Se questi, sinteticamente, sono i contorni realistici in cui collocare questo (non) ritorno del nucleare in Europa, resta da capire perché l’annuncio di Dubai ha suscitato tanto clamore. E qui, a mio avviso, le note si fanno dolenti perché attengono principalmente alle posizioni della galassia ambientalista.

Se oggi il nucleare appare come l’ospite tanto atteso, quasi una sorta di salvatore della crisi climatica, è anche perché buona parte dell’ambientalismo si è concentrata esclusivamente sull’abbandono dei fossili, interpretando la transizione energetica (che in origine doveva essere una transizione ecologica!) come mera sostituzione di fonti di energia senza altre riflessioni o rivendicazioni che riguardassero l’uso finale o la destinazione d’uso di queste nuove fonti.

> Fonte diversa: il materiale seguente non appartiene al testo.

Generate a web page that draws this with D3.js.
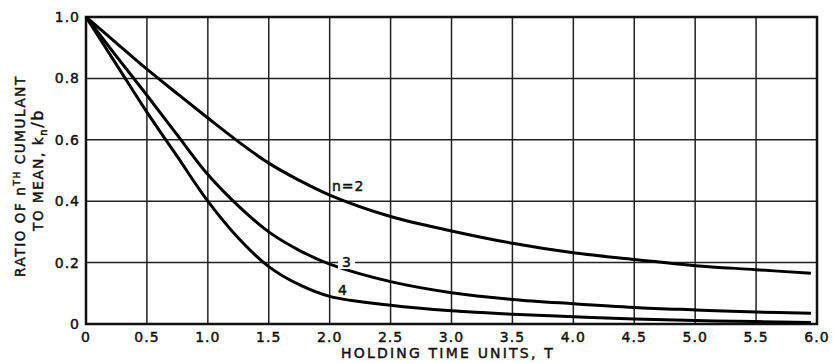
<!DOCTYPE html>
<html>
<head>
<meta charset="utf-8">
<script src="https://cdn.jsdelivr.net/npm/d3@7"></script>
<style>
  body { margin: 0; background: #fff; }
  text { font-family: "DejaVu Sans", sans-serif; fill: #111; stroke: #111; stroke-width: 0.45px; }
</style>
</head>
<body>
<div id="chart"></div>
<script>
// holding time values
var holdingTime = [0, 0.25, 0.5, 0.75, 1.0, 1.25, 1.5, 1.75, 2.0, 2.5, 3.0, 3.5, 4.0, 4.5, 5.0, 5.5, 5.95];
var ratioN2 = [1.0, 0.915, 0.83, 0.75, 0.671, 0.594, 0.524, 0.468, 0.42, 0.35, 0.303, 0.263, 0.232, 0.21, 0.19, 0.177, 0.165];
var ratioN3 = [1.0, 0.872, 0.745, 0.615, 0.487, 0.385, 0.30, 0.24, 0.195, 0.138, 0.102, 0.08, 0.066, 0.054, 0.046, 0.039, 0.035];
var ratioN4 = [1.0, 0.845, 0.69, 0.545, 0.40, 0.28, 0.187, 0.128, 0.09, 0.061, 0.043, 0.032, 0.024, 0.016, 0.011, 0.008, 0.005];
var xTicks = [0, 0.5, 1.0, 1.5, 2.0, 2.5, 3.0, 3.5, 4.0, 4.5, 5.0, 5.5, 6.0];
var yTicks = [0, 0.2, 0.4, 0.6, 0.8, 1.0];

var width = 833,
  height = 363;

var svg = d3.select("#chart")
  .append("svg")
  .attr("width", width)
  .attr("height", height);

// scales
var x = d3.scaleLinear().domain([0, 6]).range([86, 817]);
var y = d3.scaleLinear().domain([0, 1]).range([324, 17]);

// grid lines
svg.selectAll(".vgrid")
  .data(xTicks)
  .enter()
  .append("line")
  .attr("x1", d => x(d)).attr("x2", d => x(d))
  .attr("y1", y(0)).attr("y2", y(1))
  .style("stroke", "#222")
  .style("stroke-width", 1.5);

svg.selectAll(".hgrid")
  .data(yTicks)
  .enter()
  .append("line")
  .attr("x1", x(0)).attr("x2", x(6))
  .attr("y1", d => y(d)).attr("y2", d => y(d))
  .style("stroke", "#222")
  .style("stroke-width", 1.5);

// frame
svg.append("rect")
  .attr("x", x(0)).attr("y", y(1))
  .attr("width", x(6) - x(0)).attr("height", y(0) - y(1))
  .style("fill", "none")
  .style("stroke", "#111")
  .style("stroke-width", 2.5);

// tick labels
svg.selectAll(".xlab")
  .data(xTicks)
  .enter()
  .append("text")
  .attr("x", d => x(d))
  .attr("y", 342)
  .attr("text-anchor", "middle")
  .style("font-size", "14px")
  .style("letter-spacing", "1px")
  .text(d => d === 0 ? "0" : d.toFixed(1));

svg.selectAll(".ylab")
  .data(yTicks)
  .enter()
  .append("text")
  .attr("x", 80)
  .attr("y", d => y(d) + 5)
  .attr("text-anchor", "end")
  .style("font-size", "14px")
  .style("letter-spacing", "1px")
  .text(d => d === 0 ? "0" : d.toFixed(1));

// axis titles
svg.append("text")
  .attr("x", 448)
  .attr("y", 358)
  .attr("text-anchor", "middle")
  .style("font-size", "14px")
  .style("letter-spacing", "2.2px")
  .text("HOLDING TIME UNITS, T");

var t1 = svg.append("text")
  .attr("transform", "translate(25,176) rotate(-90)")
  .attr("text-anchor", "middle")
  .style("font-size", "13.5px")
  .style("letter-spacing", "1.6px");
t1.append("tspan").text("RATIO OF n");
t1.append("tspan").attr("dy", -5).style("font-size", "9px").text("TH");
t1.append("tspan").attr("dy", 5).text(" CUMULANT");

var t2 = svg.append("text")
  .attr("transform", "translate(43,170) rotate(-90)")
  .attr("text-anchor", "middle")
  .style("font-size", "13.5px")
  .style("letter-spacing", "1.6px");
t2.append("tspan").text("TO MEAN, k");
t2.append("tspan").attr("dy", 4).style("font-size", "10px").text("n");
t2.append("tspan").attr("dy", -4).style("font-size", "16px").text("/b");

// curves
var series = [ratioN2, ratioN3, ratioN4];
var line = d3.line()
  .x((d, i) => x(holdingTime[i]))
  .y(d => y(d))
  .curve(d3.curveCatmullRom.alpha(0.5));

svg.selectAll(".curve")
  .data(series)
  .enter()
  .append("path")
  .attr("d", line)
  .style("fill", "none")
  .style("stroke", "#000")
  .style("stroke-width", 3);

// curve labels
svg.append("text")
  .attr("x", 332).attr("y", 191)
  .style("font-size", "14px")
  .style("letter-spacing", "1px")
  .text("n=2");

svg.append("rect")
  .attr("x", 338).attr("y", 255)
  .attr("width", 17).attr("height", 14)
  .style("fill", "#fff");
svg.append("text")
  .attr("x", 342).attr("y", 267)
  .style("font-size", "14px")
  .text("3");

svg.append("text")
  .attr("x", 338).attr("y", 295)
  .style("font-size", "14px")
  .text("4");
</script>
</body>
</html>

E ciò è ancora più grave se si considera che nell’agenda politica globale c’era già la IV rivoluzione industriale, cioè informatizzazione e robotizzazione della produzione e del terziario che abbisognano di quantitativi ancora maggiori di energia elettrica.

In pratica il nuovo “modello tutto elettrico” prefigurato dal capitale non era altro che il vecchio modello di sviluppo (basato su produzione e consumo di merci regolate dalle leggi di mercato con l’aggravio della IV rivoluzione industriale), a cui la gran parte del mondo ambientalista ha dato la sua approvazione purché, come unica condizione, si abbandonassero i combustibili fossili.

Perchè dunque meravigliarsi se oggi il capitale mette in campo il nucleare, che non è fossile e non inquina, secondo i canoni della transizione energetica globale e pure della tassonomia europea?

Se nessuno mette in discussione il sistema della mobilità su gomma, merci e passeggeri, (basta che automobili e camion siano elettrici e chi se ne frega del trasporto collettivo, o di quello su ferrovia); se non si pensa a come sostituire il ciclo della plastica (che si basa sui fossili), o a come riconsiderare la produzione in base al valore d’uso delle merci e alla loro durabilità nel tempo, come ci si può scandalizzare del fatto che il nucleare sia presentato come la fonte di energia -a basse emissioni – che favorisce l’uscita dai combustibili fossili e nello stesso tempo assicura quella continuità di sistema, di modo di produzione complessivo, che nessuno sta mettendo in discussione?

Lo slogan fuori da fossile, senza altre specificazioni, ha fatto da viatico al rilancio del nucleare e i suoi fautori sono talmente accorti che non lo presentano mai come soluzione alternativa alle fonti rinnovabili, ma come aspetto complementare e migliorativo della transizione energetica.

Difficile prevedere come andrà a finire, ma se si persisterà a cercare una soluzione di tipo tecnologico per un problema di natura politica come quello della transizione, ci sarà spazio non solo per il nucleare, ma anche per il sequestro della CO2 e per l’idrogeno blu. Del resto se non si aspira ad altro che non sia l’abbattimento delle emissioni in atmosfera, quali argomenti restano per opporsi a tutto ciò?